Ryerson alumna Alishia Liolli, 27, died last Thursday after her rooftop collapsed, as Hurricane Dorian charged through the Bahamas.
“Alishia was the happiest person… she knew how to carry people along and bring people together. She was so generous. She was always giving hugs,” said her longtime friend Peter Haastrup.
In Liolli’s third year of her social work program at Ryerson University, she travelled to Abaco Islands in the Bahamas to complete a placement for a course called “The Bahamas Project”, led by sociology professor Jean Golden.
Living with other Ryerson students in the Abaco Islands, Liolli taught students with disabilities at a school called Every Child Counts (ECC). She led craft workshop classes, and she spearheaded the yearbook group and student council, and organized a Special Olympics team for the school.
“She blended in well with everybody,” said Teresa Yeh, Liolli’s roommate in the Bahamas. “It didn’t matter what type of person it was, or whether people had different personalities, she got along with everybody.”
During her placement, Liolli got to learn what it’s like having a disability in a developing country.
“She was really interested in understanding the background of students and teachers which she was interacting with,” said Golden. “She made a real effort to try and understand the socio-economic and political culture of the society.”
When her placement was over two months later, Liolli found herself invested in the students at ECC, the community and Bahamian culture.
According to Golden, Liolli felt drawn back to the Bahamas, where there is a “lack” of schools and services for students with disabilities.

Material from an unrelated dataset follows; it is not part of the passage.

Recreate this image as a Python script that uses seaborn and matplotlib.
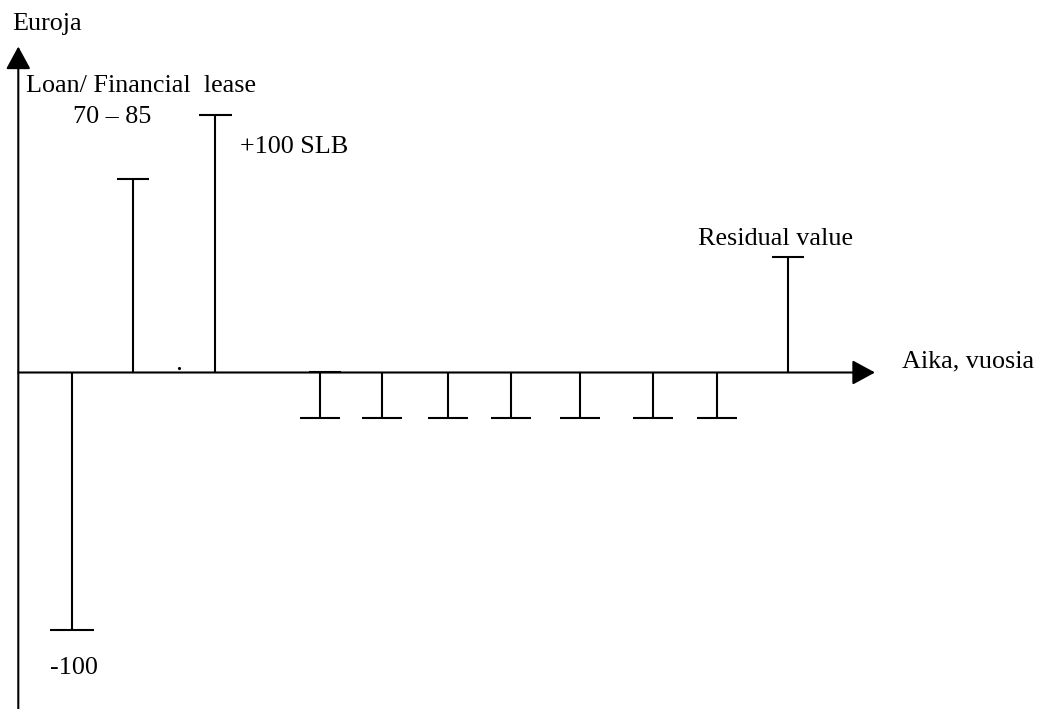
import matplotlib
matplotlib.use("Agg")
import matplotlib.pyplot as plt
import seaborn as sns
import pandas as pd

# Cash flows (x = position along time axis, y = euros)
flow_x = [72, 132.5, 215, 320, 382, 448, 511, 580, 653, 717, 788]
flow_y = [-100, 75, 100, -17.5, -17.5, -17.5, -17.5, -17.5, -17.5, -17.5, 45]
flow_kind = ["investment", "loan", "slb", "payment", "payment", "payment",
             "payment", "payment", "payment", "payment", "residual"]

# labels
label_texts = ["Euroja", "Loan/ Financial  lease", "70 \u2013 85", "+100 SLB",
               "Residual value", "Aika, vuosia", "-100"]

# --- styling / layout ---
W, H = 1041, 709
PX_PER_EUR = 2.575
AXIS_PY = 372.5  # pixel row of the time axis


def val(py):
    # pixel row -> euro value
    return (AXIS_PY - py) / PX_PER_EUR


cap_w = {"investment": 44, "loan": 32, "slb": 33, "payment": 40, "residual": 32}
LW = 1.5

sns.set_style("white")
plt.rcParams["font.family"] = ["Liberation Serif", "DejaVu Serif"]

df = pd.DataFrame({"x": flow_x, "y": flow_y, "kind": flow_kind})
df["w"] = df["kind"].map(cap_w)

fig = plt.figure(figsize=(W / 100, H / 100), dpi=100)
ax = fig.add_axes([0, 0, 1, 1])
ax.set_xlim(0, W)
ax.set_ylim(val(H), val(0))
ax.axis("off")

# stems and caps
ax.vlines(df["x"], 0, df["y"], color="black", lw=LW)
ax.hlines(df["y"], df["x"] - df["w"] / 2, df["x"] + df["w"] / 2, color="black", lw=LW)
# little cap on top of the first payment (sits on the axis)
first_pay = df[df["kind"] == "payment"].iloc[0]
ax.hlines(0.3, first_pay["x"] - 11, first_pay["x"] + 21, color="black", lw=LW)
# stray dot
ax.plot([179], [val(368)], marker=".", ms=2.5, color="black")

# axes with arrows
arrow = dict(arrowstyle="-|>,head_length=0.7,head_width=0.38", color="black",
             lw=LW, mutation_scale=20, shrinkA=0, shrinkB=0)
ax.annotate("", xy=(18.3, val(46.5)), xytext=(18.3, val(H + 5)), arrowprops=arrow)
ax.annotate("", xy=(875, 0), xytext=(18.3, 0), arrowprops=arrow)

# text labels (pixel positions: left x, baseline y)
label_pos = [(12.5, 30), (26, 92), (73, 123), (240, 153), (698, 245),
             (901.5, 367), (50, 674)]
for txt, (px, py) in zip(label_texts, label_pos):
    fig.text(px / W, 1 - py / H, txt, fontsize=18.8, ha="left", va="baseline",
             color="black")

fig.savefig("out.png", dpi=100)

Liolli set out a plan to come back to Canada, finish her studies, pay off her student loans, and return to the Bahamas to work full time at ECC.
“We all thought it was an interesting logic, it was truly inspiring,” said Haastrup, who also completed the placement with her. “At first, we thought she wasn’t going to go through with it, until she graduated, and then boom – she was back there in 2014. That blew my mind.”
For the next four years, Liolli began building her life in the Bahamas, working as a special education teacher and starting a family there, as well. Liolli’s death left behind her partner, three step-children and a 17-month-old son.
“My heart completely broke. I haven’t cried until now,” said Yeh. “I’m not crying just at the fact that she passed away, I’m crying for her as a mom. I can’t imagine as a young mom having to pass away and leave my children behind, that’s what hit me the most.”
Liolli’s death also impacted her Ryerson community members back in Canada, including the group of liberal art students that participated in “The Bahamas Project” last May.
Fourth-year students Cassandra LaFay and Nicole Meffe witnessed Liolli’s contributions and described her as “an integral part of the ECC community.”
“She always had an ECC student on her arm,” said LaFay. “She really loved the students.”
When LaFay and Meffe learned about the news of her death, their mutual reaction was shock.
“I sat there in silence and didn’t say a word… how do you accept something like that?” said Meffe. “I’ve noticed that [even those] from previous years, anyone who attended that course, [has been] affected.”
“People can easily brush it off hearing it on the news” said LaFay. “I think that having it be a graduate student from Ryerson hits closer to home for people that didn’t have a personal connection to her.”
Both LaFay and Meffe plan to run a fundraiser for hurricane relief in the Abaco community and to return to the Bahamas to help restore ECC, in Liolli’s honour.
A GoFundMe page raising money to bring Liolli’s body back to Canada has surpassed its goal so far. The remaining money will go towards resources for rebuilding the school and the Abaco community.